When I started writing on this site, I imagined that the worst thing that could possibly happen would be getting a cease and desist letter from the Royals regarding the name, or some trumped up claim of defamation or copyright infringement (not that there's actually any defaming here, ever). Perhaps the next closest fear was getting an angry email from some player's girlfriend telling me what an idiot I am and what a joke I am and how pathetic I am. Hasn't happened. I've received one angry email from a reporter (which we talked out and ended well) and I've received one angry email from a Kenny Rogers supporter, which was not threatening but was certainly negative.

The funny thing, is that the most upsetting bit about being a blogger is that, for some terrible reason, about once a month I get word from Michael Wilbon or Bill Simmons or Rick Reilly or now, Buzz Bissinger, that I'm an ignorant, no-talent hack who lives in his mother's basement , hates civility, breeds cruelty and regularly butchers the English language.
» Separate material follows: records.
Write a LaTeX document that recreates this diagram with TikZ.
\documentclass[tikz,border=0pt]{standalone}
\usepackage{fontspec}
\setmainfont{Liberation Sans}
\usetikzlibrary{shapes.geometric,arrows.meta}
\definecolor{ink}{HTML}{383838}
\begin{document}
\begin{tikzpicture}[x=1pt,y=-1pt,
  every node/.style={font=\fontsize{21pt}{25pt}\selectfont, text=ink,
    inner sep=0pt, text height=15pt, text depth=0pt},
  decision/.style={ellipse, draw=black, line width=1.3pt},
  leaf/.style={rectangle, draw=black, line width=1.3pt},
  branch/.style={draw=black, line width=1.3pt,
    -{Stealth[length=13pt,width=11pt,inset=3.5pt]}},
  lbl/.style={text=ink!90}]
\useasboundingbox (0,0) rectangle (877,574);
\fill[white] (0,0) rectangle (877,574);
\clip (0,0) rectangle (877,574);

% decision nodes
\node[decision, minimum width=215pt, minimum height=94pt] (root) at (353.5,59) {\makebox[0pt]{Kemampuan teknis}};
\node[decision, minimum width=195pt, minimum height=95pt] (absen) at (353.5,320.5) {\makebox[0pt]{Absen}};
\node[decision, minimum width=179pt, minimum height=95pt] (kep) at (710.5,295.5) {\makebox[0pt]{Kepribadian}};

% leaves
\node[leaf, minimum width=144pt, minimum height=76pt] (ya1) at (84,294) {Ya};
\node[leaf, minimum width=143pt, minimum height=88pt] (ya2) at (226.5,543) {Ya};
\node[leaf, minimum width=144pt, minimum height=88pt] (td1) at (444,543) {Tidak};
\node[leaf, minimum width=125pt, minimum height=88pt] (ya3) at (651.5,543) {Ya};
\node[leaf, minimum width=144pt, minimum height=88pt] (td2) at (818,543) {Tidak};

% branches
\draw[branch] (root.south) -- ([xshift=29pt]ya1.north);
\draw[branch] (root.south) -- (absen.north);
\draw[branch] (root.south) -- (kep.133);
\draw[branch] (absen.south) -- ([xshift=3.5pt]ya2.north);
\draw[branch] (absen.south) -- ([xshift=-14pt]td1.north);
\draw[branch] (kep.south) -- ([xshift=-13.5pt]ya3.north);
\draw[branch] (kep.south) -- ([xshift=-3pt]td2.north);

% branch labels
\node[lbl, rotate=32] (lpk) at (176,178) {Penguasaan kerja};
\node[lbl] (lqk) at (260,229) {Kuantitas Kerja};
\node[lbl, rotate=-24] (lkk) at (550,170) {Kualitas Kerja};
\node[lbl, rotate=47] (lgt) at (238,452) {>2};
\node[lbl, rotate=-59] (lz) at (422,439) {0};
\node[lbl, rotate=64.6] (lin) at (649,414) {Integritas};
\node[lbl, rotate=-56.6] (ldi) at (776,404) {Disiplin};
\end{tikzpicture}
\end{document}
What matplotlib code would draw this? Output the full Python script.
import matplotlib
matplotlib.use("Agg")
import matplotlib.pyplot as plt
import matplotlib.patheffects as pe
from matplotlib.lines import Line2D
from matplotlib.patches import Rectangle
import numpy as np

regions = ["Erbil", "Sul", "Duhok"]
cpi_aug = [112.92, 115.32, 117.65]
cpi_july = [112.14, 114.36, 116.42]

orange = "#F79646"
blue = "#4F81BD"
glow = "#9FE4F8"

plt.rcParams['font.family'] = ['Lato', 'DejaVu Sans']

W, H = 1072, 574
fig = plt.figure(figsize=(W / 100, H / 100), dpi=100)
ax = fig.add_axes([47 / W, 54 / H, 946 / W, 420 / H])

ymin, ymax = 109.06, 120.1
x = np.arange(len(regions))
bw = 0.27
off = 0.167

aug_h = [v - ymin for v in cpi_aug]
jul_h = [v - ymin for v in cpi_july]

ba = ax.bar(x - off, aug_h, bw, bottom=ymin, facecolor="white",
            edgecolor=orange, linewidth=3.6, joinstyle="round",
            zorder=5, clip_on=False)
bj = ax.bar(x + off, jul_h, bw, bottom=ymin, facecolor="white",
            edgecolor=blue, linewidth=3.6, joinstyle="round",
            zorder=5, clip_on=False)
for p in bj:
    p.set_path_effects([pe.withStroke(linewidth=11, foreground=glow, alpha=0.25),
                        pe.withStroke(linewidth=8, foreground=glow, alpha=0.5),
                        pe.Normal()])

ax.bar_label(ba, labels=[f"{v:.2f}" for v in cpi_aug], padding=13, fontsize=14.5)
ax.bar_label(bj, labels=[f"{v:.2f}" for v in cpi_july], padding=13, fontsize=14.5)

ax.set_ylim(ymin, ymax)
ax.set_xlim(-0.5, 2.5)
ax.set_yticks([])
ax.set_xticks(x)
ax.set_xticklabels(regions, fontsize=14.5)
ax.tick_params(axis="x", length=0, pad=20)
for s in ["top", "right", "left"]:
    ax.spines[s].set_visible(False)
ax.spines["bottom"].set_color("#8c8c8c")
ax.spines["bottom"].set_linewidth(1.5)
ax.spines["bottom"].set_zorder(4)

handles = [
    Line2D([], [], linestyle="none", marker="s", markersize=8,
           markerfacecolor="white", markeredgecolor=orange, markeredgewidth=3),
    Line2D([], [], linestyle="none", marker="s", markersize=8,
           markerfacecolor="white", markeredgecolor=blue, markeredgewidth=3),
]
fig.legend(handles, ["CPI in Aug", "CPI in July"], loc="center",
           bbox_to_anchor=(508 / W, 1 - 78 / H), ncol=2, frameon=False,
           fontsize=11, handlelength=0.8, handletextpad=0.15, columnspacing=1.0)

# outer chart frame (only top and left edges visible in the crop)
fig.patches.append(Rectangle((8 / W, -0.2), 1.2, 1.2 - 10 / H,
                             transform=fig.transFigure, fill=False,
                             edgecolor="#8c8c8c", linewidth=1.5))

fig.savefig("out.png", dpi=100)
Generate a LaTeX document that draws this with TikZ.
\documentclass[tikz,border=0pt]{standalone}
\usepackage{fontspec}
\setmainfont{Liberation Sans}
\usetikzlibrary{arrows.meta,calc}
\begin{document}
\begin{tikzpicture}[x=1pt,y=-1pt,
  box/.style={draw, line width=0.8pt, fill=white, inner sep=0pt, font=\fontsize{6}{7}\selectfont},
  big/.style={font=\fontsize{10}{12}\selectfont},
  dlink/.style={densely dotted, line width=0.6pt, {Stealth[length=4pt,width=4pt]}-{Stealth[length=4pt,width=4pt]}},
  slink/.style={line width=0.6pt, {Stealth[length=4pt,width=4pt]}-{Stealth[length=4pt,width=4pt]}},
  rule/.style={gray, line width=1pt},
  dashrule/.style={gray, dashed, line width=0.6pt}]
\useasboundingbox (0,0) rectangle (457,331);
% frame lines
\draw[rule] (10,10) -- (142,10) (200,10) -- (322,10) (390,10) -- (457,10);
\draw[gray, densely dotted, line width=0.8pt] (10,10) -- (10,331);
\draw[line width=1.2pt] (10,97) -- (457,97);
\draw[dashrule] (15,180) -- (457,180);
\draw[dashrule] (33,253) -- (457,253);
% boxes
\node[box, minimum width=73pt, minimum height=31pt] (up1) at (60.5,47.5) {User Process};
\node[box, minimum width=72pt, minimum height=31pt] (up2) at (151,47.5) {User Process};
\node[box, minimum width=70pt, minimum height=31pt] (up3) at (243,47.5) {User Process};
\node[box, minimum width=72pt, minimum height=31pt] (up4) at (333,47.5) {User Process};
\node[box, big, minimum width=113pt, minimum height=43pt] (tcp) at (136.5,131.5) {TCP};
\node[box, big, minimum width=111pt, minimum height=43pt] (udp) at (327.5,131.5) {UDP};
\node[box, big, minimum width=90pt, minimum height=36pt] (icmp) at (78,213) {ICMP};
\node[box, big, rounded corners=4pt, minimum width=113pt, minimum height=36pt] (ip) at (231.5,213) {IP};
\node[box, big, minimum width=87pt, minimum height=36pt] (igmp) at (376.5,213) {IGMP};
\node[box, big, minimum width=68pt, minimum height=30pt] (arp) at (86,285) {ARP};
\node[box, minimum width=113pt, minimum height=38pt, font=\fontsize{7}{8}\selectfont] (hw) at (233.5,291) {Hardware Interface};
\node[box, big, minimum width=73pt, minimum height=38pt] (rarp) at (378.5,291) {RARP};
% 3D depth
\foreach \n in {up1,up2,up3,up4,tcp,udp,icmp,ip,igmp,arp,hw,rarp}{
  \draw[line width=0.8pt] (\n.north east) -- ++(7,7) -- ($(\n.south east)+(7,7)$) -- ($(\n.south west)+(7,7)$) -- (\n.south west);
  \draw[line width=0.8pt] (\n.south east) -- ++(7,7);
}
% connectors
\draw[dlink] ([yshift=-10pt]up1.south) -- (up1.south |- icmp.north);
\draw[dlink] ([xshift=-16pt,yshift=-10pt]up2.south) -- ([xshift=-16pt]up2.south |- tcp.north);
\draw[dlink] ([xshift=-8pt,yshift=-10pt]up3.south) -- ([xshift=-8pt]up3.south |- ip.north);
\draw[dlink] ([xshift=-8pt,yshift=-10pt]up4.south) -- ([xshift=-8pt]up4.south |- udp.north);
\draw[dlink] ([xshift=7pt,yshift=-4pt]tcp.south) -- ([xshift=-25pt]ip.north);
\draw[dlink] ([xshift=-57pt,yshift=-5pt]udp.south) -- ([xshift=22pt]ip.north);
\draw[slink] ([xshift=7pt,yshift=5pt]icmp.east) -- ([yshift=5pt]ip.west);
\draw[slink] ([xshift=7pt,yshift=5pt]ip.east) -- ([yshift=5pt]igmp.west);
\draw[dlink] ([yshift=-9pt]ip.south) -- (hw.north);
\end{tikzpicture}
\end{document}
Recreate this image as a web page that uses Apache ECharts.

As regularly gets pointed out, the unmistakable vitriol in many of these blasts bespeaks a clear sense of being threatened, which is both understandable and ironic. But it's also just dumb. Really really dumb and tiring. It's about the same as Steve Nash showing up at a middle school, yelling at everyone that they can't shoot free throws, challenging one kid to a contest and then pumping his chest.

This may sound weak, maybe even too much so, but beyond anything else, these recurrent "controversies" hurt my feelings and depress me more than anything else.  We often hear writers of all kinds brag about how little they get paid and how they're in it for all the right reasons. Well maybe they should consider the position of someone who does something for free, for almost no audience. Yet, I'm supposed to be the one who doesn't care about pure language and the beauty of words, in Bissinger's world.

Oh, and of course, also without any talent or standards. Best not to forget that.

If you only knew, Buzz. It's a sad fact of life that we are destined to lose sight of our roots, to lose connection to the motivations and circumstances that pushed us to succeed in the first place. This is what so many artists never quite match that first novel, album, or set of poems. So let's step into mine for a moment: in two weeks this site will celebrate it's third year of existence. Over that span, I have made probably $1,500 dollars total (see those text links in the sidebar), and that probably won't grow any time soon, since Google has killed the text link industry. Still, Royals Review is the most satisfying writing I've ever done, because of the feedback and interaction I have with readers. Compared to my supposedly real work, it's not even close. Let's see, there's the scholarly article I spent  over a year working on and submitted seven months ago. Feedback? None. Response? None. Comments? None. Nothing. But just because I want even more pain, I'm also trying to finish a novel this month, which by my calculations stands about a two percent chance of ever getting published, and if so, that'll be sometime next decade. Maybe those with a built-in audience can't see how the simple ability to have a voice can be inspiring. Maybe those who detest the public can't grasp how the entire internet isn't a "wild west" of idiocy. What is clear is that the Buzz Bissinger who was able to avoid cliche and generalization and see around the sides of issues in Friday Night Lights is long gone, at least when he has something personal at stake. Or inaccurately feels like he does, as it were.

In the last few years, and this is a point Will Leitch has made brilliantly, we've been able to see just what the established media thinks of their audience, and it isn't pretty; we aren't capable of insight, we aren't capable of a well-turned phrase, we aren't capable of being polite and we aren't capable of reading big kid books. But by all means, keep watching Costas Now! And this is in the world of sports by God. Sports! Not foreign policy, not economics, not chemistry, sports! The mind boggles.

So, in sum, it wasn't a fun day to see -- via Lookout Landing actually -- that one of my ideas was executed so similarly by a set of pros. It should be affirming, even a small vindication, but, today at least, it's just another iron in the fire of resentment and sadness.